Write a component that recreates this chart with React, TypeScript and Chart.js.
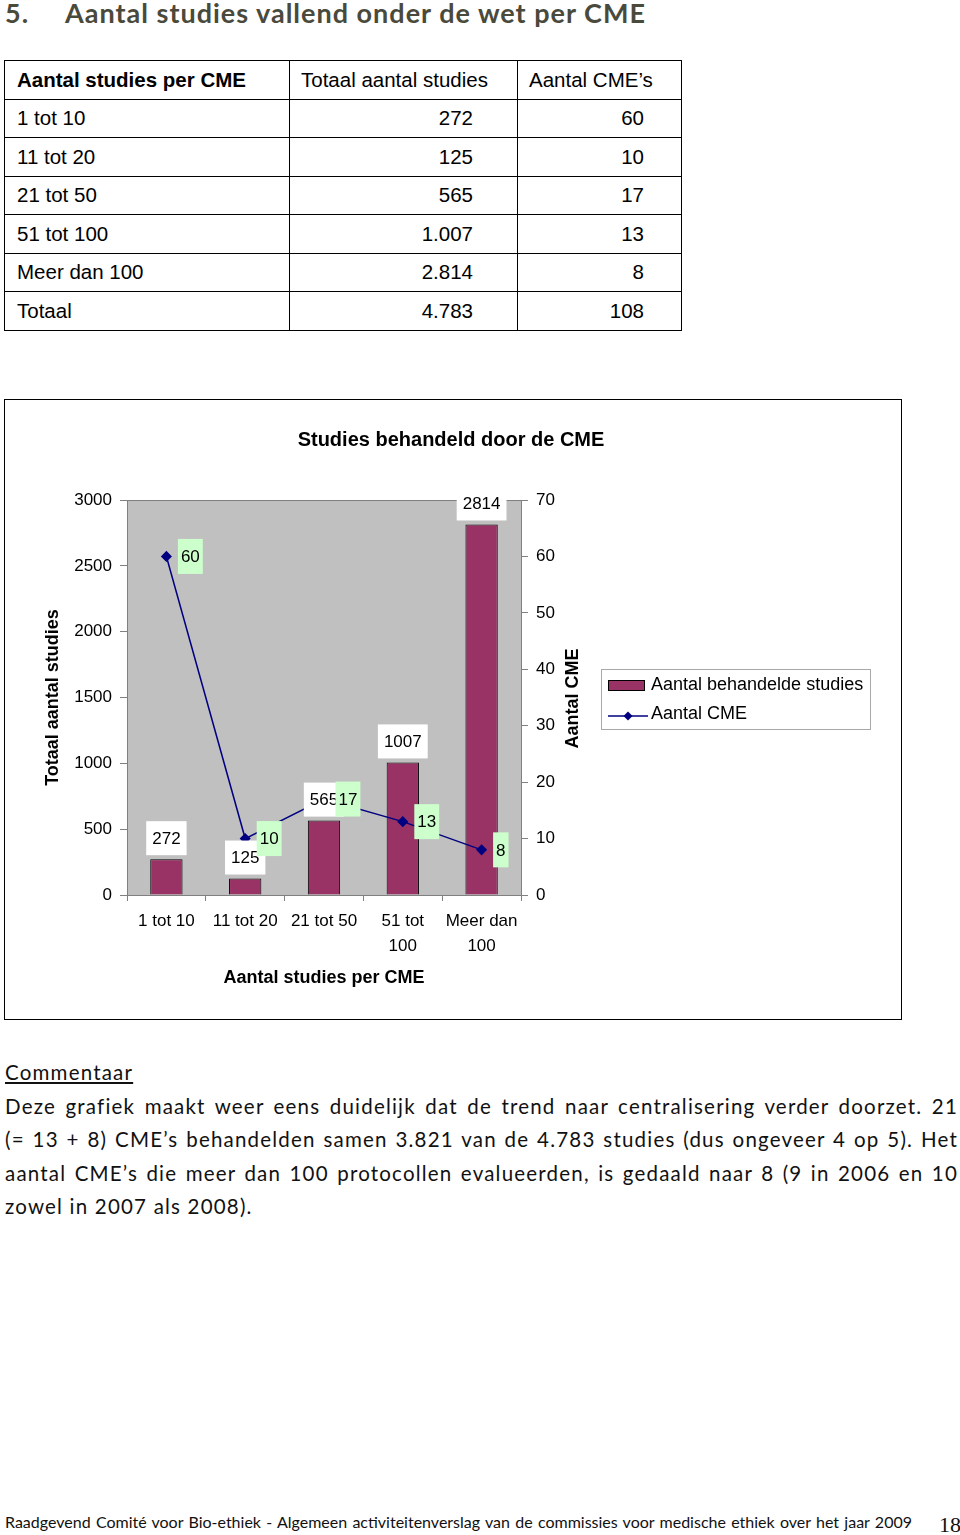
■ ■ ■ ■ ■
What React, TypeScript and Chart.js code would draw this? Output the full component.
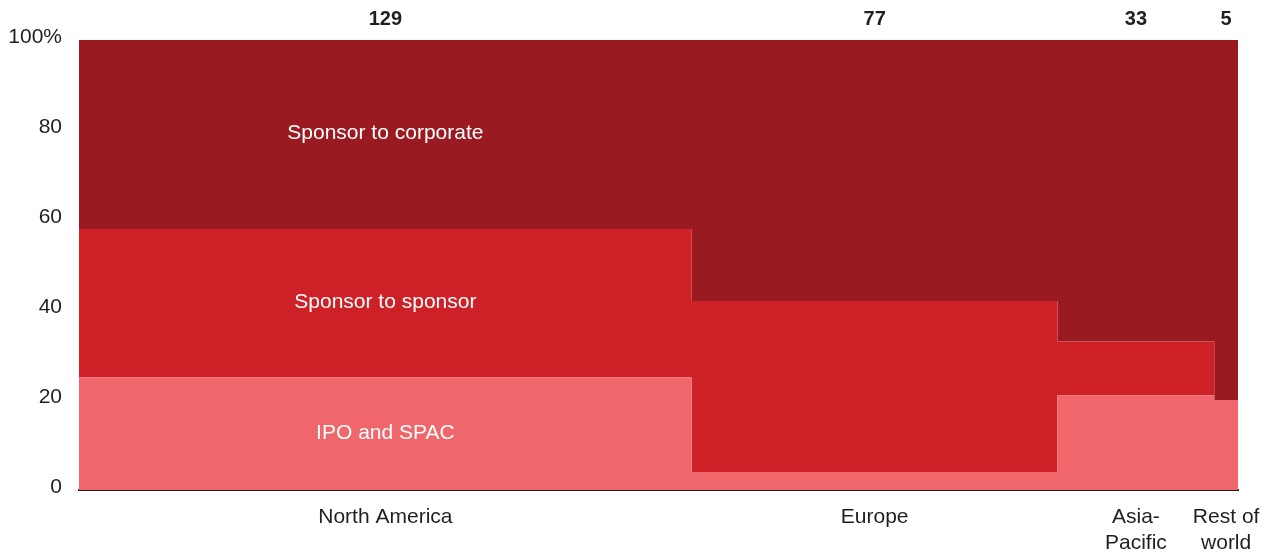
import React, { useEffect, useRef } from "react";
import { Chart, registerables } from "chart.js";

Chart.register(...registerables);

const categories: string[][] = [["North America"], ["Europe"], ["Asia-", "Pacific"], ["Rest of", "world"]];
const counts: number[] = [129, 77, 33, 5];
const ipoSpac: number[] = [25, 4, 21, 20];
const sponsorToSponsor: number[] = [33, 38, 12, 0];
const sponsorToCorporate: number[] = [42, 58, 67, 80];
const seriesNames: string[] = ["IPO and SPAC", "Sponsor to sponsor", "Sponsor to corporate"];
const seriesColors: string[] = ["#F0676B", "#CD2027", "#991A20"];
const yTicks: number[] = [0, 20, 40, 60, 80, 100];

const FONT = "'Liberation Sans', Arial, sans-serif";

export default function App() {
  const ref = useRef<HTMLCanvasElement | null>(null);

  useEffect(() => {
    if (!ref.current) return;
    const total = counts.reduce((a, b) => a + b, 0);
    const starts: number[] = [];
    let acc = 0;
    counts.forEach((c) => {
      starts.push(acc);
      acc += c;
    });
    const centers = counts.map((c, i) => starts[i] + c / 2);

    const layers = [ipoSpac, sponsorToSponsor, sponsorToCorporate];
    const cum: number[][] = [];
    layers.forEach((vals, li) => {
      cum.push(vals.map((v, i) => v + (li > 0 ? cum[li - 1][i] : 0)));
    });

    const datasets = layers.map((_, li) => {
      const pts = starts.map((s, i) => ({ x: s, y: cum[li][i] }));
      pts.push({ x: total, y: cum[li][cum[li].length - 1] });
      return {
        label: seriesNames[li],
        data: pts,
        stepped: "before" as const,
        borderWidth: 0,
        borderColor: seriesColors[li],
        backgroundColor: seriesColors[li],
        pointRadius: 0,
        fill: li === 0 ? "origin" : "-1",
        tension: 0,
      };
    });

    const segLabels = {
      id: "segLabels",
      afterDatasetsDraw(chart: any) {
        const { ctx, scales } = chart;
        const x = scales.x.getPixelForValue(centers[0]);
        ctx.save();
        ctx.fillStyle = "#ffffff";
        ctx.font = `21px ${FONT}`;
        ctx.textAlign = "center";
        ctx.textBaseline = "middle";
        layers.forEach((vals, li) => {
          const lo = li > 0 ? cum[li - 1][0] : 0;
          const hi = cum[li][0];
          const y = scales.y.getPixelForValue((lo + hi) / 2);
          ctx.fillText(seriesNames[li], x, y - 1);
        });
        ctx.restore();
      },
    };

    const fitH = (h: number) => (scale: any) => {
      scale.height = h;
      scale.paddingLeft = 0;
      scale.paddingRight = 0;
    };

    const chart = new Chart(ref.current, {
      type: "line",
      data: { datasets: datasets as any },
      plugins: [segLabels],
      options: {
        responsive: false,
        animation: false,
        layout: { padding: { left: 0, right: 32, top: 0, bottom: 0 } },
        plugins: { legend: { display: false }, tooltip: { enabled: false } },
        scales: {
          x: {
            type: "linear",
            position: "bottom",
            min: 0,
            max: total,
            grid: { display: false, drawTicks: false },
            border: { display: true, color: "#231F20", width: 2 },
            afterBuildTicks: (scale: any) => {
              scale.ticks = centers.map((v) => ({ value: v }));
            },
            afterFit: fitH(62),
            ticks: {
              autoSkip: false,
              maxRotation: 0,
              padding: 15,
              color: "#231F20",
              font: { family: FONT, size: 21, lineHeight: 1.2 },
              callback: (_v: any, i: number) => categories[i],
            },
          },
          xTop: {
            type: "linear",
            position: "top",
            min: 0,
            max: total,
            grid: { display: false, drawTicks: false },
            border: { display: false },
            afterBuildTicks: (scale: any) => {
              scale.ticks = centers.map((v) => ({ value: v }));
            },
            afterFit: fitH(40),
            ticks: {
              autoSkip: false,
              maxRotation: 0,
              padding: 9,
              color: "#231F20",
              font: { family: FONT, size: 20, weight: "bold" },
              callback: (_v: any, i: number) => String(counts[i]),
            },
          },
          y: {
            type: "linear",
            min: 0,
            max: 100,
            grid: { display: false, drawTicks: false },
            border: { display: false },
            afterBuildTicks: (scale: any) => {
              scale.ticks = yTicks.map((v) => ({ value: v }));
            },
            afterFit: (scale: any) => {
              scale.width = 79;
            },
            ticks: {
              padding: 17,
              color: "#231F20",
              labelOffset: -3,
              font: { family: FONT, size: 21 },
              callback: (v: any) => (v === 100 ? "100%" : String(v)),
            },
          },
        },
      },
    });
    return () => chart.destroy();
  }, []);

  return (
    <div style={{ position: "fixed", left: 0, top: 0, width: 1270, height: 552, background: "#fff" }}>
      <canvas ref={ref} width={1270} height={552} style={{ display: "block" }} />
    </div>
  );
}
■ ■ ■ ■ ■
--- WORK TO DO ---
Repeat exactly, and only, the lines from the one containing "What React, TypeScript" through the one containing "const ref = useRef<HTMLCanvasElement", both included, without the pictures.

--- WRITTEN RESPONSE ---
What React, TypeScript and Chart.js code would draw this? Output the full component.
import React, { useEffect, useRef } from "react";
import { Chart, registerables } from "chart.js";

Chart.register(...registerables);

const categories: string[][] = [["North America"], ["Europe"], ["Asia-", "Pacific"], ["Rest of", "world"]];
const counts: number[] = [129, 77, 33, 5];
const ipoSpac: number[] = [25, 4, 21, 20];
const sponsorToSponsor: number[] = [33, 38, 12, 0];
const sponsorToCorporate: number[] = [42, 58, 67, 80];
const seriesNames: string[] = ["IPO and SPAC", "Sponsor to sponsor", "Sponsor to corporate"];
const seriesColors: string[] = ["#F0676B", "#CD2027", "#991A20"];
const yTicks: number[] = [0, 20, 40, 60, 80, 100];

const FONT = "'Liberation Sans', Arial, sans-serif";

export default function App() {
  const ref = useRef<HTMLCanvasElement | null>(null);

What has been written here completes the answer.